[BEGIN]

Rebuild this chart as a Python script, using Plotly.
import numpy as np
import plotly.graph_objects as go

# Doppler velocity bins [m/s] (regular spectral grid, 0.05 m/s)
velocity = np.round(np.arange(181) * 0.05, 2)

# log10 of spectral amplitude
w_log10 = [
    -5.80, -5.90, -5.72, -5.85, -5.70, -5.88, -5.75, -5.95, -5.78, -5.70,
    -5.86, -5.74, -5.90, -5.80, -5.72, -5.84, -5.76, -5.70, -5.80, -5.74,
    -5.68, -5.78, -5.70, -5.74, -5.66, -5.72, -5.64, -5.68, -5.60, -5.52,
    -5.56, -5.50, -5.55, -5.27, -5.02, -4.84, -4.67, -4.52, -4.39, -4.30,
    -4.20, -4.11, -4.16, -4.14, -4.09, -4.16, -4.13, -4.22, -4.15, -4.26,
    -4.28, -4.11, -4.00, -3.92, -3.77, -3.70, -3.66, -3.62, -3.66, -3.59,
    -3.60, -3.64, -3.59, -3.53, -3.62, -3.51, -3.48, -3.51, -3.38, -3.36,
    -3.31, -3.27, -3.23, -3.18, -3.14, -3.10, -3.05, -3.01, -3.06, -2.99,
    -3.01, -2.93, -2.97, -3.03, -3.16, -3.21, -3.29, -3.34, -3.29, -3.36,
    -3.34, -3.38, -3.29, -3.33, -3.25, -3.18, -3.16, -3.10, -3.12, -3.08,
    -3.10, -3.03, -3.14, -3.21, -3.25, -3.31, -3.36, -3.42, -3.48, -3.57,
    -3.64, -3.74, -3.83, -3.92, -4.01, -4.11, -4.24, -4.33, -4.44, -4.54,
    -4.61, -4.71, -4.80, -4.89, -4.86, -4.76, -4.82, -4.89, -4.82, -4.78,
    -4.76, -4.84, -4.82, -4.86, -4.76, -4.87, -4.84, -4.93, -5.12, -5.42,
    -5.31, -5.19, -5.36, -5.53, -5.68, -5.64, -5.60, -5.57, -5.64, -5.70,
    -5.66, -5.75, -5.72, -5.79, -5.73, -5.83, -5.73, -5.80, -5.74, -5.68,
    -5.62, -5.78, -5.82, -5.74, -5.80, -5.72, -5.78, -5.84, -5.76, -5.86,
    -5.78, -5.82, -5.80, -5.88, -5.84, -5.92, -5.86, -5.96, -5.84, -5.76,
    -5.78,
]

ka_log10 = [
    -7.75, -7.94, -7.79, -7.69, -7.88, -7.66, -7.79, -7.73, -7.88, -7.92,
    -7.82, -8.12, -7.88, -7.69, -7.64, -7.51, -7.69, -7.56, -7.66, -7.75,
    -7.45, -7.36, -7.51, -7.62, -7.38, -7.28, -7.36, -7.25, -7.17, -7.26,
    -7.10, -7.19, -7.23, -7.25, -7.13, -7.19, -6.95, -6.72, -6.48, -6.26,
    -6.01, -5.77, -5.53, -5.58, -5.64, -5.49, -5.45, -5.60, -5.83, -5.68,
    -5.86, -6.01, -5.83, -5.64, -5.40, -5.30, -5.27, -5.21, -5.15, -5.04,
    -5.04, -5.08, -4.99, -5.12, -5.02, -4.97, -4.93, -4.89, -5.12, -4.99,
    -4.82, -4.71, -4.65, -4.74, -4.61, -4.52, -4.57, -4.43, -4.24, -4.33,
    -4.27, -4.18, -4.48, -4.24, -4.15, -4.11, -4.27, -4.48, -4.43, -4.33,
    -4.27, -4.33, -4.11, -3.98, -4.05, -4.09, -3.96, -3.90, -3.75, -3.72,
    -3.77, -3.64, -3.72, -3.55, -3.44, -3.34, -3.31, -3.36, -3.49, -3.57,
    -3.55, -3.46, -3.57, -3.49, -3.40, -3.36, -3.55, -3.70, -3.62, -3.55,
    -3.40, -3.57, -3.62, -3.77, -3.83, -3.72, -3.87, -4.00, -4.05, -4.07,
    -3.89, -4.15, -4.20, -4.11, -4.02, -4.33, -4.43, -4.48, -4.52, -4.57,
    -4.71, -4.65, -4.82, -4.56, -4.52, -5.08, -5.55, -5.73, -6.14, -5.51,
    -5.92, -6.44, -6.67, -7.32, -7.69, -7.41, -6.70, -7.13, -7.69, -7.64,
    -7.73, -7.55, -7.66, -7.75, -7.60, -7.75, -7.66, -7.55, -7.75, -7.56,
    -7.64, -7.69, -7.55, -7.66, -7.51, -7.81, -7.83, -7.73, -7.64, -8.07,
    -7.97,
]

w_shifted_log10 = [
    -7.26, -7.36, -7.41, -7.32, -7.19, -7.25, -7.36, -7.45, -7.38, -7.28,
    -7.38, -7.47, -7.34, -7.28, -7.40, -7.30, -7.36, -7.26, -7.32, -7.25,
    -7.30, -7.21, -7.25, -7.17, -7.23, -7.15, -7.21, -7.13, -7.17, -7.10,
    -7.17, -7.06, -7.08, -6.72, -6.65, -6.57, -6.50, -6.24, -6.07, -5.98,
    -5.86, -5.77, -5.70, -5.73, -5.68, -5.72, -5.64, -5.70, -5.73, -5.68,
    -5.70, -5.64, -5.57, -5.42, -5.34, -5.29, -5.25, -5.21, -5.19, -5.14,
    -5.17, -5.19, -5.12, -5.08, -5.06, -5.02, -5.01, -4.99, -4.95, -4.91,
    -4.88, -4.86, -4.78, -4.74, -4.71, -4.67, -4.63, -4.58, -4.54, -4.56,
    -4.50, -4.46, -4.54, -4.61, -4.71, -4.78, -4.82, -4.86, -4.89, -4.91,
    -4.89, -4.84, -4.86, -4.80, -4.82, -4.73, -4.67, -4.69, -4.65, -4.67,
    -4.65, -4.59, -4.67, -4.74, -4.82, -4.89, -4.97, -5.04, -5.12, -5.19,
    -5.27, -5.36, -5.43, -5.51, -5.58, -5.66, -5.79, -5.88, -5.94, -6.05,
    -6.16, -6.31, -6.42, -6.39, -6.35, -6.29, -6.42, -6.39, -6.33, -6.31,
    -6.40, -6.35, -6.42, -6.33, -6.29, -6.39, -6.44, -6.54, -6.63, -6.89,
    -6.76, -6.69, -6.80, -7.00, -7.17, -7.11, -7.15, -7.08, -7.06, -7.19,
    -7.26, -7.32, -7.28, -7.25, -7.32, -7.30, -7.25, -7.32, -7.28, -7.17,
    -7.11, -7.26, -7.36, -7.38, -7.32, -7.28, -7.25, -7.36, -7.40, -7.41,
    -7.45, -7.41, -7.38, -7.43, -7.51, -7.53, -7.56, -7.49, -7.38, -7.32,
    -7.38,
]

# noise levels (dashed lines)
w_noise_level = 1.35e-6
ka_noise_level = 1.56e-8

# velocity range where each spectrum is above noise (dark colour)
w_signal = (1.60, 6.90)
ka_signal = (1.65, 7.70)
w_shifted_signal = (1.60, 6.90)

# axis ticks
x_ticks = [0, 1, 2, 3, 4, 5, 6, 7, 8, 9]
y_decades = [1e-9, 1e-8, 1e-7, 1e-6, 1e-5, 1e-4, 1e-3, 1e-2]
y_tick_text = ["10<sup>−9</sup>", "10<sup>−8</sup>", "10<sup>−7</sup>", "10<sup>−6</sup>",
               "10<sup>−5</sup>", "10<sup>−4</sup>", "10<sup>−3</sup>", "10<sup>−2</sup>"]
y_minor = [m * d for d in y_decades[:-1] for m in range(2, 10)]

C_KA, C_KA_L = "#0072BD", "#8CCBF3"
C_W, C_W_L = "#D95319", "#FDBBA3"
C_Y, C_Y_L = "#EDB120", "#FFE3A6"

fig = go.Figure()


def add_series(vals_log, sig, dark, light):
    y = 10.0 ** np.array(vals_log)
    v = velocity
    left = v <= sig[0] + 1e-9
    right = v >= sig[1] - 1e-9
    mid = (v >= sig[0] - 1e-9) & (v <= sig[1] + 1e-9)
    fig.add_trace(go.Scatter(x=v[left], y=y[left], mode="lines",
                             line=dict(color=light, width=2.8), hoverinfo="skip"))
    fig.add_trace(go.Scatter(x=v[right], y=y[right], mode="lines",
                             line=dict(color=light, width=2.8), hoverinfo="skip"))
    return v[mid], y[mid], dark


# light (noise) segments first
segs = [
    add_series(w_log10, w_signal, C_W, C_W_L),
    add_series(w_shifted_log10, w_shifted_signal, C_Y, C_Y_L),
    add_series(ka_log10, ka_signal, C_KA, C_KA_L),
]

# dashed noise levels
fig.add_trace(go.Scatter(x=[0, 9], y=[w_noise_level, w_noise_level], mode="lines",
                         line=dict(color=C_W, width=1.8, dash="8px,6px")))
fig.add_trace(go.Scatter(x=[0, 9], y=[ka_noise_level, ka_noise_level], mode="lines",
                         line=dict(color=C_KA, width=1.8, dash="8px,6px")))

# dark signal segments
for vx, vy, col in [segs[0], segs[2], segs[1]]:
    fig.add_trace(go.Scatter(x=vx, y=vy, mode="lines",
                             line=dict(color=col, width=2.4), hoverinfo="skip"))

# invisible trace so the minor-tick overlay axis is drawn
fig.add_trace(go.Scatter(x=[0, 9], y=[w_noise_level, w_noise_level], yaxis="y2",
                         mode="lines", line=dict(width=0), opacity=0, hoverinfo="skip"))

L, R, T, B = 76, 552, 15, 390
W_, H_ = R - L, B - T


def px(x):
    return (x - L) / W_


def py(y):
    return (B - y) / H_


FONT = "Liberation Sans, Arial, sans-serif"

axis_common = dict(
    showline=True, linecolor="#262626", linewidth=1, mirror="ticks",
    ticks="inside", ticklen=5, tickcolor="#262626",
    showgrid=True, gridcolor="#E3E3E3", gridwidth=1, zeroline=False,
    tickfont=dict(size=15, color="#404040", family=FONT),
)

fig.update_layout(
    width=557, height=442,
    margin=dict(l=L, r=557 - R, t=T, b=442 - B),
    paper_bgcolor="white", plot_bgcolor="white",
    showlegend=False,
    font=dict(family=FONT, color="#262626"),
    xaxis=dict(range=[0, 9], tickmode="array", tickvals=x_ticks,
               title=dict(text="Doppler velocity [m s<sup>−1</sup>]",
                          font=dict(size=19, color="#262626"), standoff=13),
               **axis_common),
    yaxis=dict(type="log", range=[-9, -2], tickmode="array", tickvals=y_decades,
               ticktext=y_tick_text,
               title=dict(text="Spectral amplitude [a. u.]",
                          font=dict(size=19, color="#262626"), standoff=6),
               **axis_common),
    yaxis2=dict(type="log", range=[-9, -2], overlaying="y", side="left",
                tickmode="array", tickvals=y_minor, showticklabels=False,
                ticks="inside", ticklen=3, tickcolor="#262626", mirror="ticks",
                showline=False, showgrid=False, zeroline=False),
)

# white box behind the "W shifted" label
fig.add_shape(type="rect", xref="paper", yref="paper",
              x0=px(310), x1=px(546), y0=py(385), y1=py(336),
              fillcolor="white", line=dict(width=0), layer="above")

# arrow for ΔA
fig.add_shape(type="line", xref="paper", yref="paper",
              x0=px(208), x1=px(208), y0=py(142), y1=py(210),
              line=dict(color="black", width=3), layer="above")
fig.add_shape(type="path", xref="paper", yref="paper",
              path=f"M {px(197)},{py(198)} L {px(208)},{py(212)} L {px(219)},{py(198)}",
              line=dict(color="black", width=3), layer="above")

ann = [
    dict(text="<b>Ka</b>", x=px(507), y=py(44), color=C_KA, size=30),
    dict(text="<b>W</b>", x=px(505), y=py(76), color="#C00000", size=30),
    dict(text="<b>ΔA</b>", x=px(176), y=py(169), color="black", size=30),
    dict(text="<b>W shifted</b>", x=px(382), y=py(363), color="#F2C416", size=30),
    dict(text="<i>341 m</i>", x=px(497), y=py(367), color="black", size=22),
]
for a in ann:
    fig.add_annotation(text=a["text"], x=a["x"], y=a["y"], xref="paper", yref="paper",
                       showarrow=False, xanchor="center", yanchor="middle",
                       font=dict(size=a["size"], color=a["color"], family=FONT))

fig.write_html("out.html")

[END]

WHAT IS ASKED =>
Starting at the first line of the material above, reproduce each line exactly up to and including the line with "velocity = np.round(np.arange(181) * 0.05, 2)".

SOLUTION FOR THIS EXERCISE =>
Rebuild this chart as a Python script, using Plotly.
import numpy as np
import plotly.graph_objects as go

# Doppler velocity bins [m/s] (regular spectral grid, 0.05 m/s)
velocity = np.round(np.arange(181) * 0.05, 2)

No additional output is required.